[Code that draws figures]
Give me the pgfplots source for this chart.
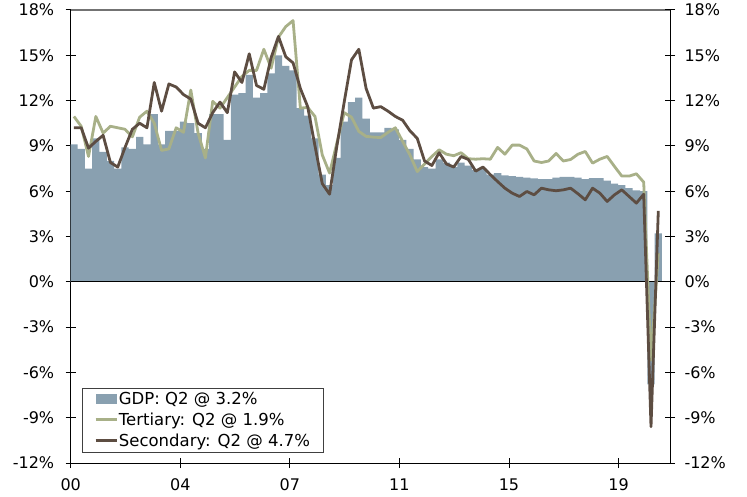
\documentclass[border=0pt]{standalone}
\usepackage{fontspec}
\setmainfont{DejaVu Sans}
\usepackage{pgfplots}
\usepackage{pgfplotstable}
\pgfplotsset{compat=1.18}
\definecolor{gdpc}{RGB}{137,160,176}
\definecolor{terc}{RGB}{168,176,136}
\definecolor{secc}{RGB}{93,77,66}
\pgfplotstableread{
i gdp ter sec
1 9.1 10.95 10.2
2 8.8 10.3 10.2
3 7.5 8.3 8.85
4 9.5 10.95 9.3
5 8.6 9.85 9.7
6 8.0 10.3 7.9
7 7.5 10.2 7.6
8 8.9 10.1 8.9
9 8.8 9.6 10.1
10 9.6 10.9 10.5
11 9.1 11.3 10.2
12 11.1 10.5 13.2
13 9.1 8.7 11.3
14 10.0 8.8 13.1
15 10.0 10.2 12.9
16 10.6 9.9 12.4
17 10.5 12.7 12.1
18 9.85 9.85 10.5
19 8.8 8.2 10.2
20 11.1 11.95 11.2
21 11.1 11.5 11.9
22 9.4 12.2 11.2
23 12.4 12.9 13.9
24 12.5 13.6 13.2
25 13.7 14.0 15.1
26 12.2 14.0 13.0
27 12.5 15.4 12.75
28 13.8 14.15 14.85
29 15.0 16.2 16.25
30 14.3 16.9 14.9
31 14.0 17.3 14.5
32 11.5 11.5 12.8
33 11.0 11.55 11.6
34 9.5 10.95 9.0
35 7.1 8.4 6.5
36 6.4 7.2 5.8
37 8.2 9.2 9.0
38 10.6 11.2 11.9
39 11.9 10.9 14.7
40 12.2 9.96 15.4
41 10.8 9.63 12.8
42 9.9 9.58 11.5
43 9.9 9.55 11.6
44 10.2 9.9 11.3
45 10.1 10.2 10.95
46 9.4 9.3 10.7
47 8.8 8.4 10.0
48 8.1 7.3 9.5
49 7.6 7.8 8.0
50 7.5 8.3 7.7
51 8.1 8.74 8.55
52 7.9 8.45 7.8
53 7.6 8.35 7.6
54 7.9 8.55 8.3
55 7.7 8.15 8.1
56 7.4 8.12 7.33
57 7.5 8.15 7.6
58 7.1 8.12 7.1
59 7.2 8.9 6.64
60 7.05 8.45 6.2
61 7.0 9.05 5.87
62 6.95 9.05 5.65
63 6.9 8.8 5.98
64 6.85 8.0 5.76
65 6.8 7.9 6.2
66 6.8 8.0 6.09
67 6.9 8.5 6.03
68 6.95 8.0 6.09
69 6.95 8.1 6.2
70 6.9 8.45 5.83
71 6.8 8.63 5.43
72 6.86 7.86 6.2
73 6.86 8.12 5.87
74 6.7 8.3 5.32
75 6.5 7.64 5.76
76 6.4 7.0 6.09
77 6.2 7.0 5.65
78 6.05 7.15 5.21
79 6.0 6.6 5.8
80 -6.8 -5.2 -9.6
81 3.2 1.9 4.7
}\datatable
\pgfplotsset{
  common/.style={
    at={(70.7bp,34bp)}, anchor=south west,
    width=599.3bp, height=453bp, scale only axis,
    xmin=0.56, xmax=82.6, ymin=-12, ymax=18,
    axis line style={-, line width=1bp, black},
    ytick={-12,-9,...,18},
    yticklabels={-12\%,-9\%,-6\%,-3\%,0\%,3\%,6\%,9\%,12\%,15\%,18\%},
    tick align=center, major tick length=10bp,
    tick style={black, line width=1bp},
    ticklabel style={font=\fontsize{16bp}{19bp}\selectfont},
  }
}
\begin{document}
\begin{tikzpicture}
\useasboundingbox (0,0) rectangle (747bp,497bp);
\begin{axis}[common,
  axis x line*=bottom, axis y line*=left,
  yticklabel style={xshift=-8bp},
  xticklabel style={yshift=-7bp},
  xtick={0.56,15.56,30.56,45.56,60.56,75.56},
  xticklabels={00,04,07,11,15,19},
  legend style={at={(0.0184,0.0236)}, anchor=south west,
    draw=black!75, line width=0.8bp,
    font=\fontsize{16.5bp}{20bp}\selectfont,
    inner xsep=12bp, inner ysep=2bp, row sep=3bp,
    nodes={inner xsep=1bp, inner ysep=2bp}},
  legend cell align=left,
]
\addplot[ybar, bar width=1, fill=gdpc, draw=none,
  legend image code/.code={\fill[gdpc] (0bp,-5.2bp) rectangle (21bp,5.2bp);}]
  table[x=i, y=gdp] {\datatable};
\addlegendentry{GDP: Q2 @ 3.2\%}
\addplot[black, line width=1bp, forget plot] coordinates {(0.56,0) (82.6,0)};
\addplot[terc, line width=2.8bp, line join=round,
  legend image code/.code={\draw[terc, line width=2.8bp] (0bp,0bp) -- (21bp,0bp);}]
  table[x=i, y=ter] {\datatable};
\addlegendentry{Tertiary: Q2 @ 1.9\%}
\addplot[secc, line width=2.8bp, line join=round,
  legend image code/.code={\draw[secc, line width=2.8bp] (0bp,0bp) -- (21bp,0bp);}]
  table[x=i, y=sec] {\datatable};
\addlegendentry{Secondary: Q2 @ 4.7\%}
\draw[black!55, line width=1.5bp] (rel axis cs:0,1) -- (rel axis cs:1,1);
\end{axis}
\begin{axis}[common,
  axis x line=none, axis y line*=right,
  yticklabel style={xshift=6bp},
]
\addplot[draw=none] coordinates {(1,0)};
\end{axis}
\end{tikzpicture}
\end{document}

* * *

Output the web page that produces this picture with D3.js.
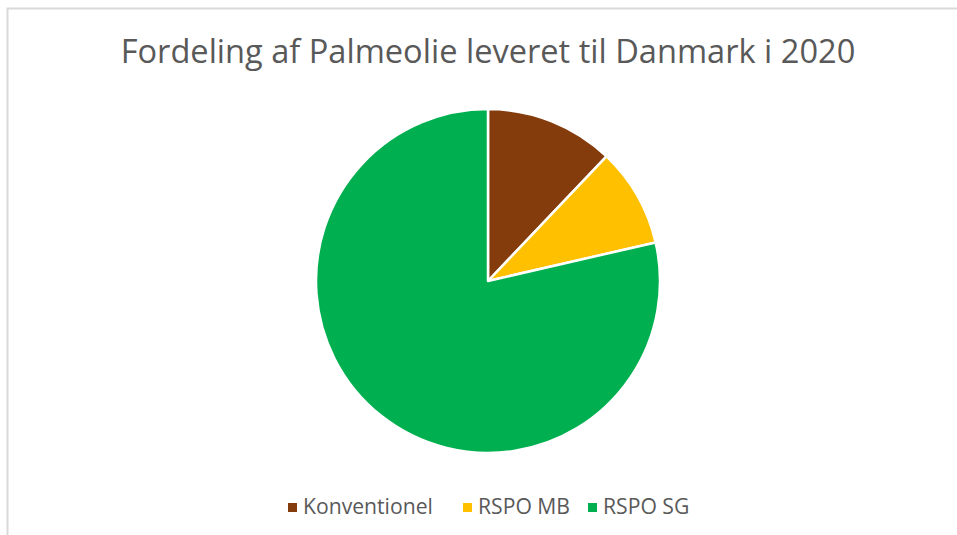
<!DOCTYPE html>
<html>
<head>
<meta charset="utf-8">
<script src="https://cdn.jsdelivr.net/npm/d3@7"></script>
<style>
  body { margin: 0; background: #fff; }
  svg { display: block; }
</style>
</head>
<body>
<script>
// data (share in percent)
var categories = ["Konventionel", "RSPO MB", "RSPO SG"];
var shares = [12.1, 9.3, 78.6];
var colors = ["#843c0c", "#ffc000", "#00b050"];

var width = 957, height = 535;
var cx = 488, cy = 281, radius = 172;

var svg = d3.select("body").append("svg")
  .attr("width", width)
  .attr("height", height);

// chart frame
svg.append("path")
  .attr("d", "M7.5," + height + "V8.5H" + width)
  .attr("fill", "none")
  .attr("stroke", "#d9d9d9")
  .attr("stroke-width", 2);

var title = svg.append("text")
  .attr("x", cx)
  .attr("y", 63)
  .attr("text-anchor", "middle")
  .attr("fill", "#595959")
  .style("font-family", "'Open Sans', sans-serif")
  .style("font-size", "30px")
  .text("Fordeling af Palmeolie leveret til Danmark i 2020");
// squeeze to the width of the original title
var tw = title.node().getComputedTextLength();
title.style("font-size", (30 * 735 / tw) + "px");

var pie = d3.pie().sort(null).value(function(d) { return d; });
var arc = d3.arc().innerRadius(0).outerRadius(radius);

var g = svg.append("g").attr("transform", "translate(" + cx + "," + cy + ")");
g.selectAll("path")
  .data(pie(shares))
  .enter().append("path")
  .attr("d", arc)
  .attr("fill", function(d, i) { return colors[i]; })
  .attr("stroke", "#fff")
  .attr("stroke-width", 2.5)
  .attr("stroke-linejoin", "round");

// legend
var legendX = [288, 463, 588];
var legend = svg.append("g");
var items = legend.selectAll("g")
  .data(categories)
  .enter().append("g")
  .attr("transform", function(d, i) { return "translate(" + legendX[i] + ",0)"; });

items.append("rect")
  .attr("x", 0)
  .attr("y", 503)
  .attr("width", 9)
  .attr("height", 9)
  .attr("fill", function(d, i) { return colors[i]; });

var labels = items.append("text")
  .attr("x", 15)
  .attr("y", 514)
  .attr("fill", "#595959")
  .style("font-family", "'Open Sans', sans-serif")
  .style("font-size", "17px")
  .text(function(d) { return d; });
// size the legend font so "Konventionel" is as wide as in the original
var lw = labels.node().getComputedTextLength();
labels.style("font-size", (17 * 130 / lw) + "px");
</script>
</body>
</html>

**The task**: Identify each line of the material where the word "chart" shows up, and copy it.

**Task response**:
Give me the pgfplots source for this chart.
// chart frame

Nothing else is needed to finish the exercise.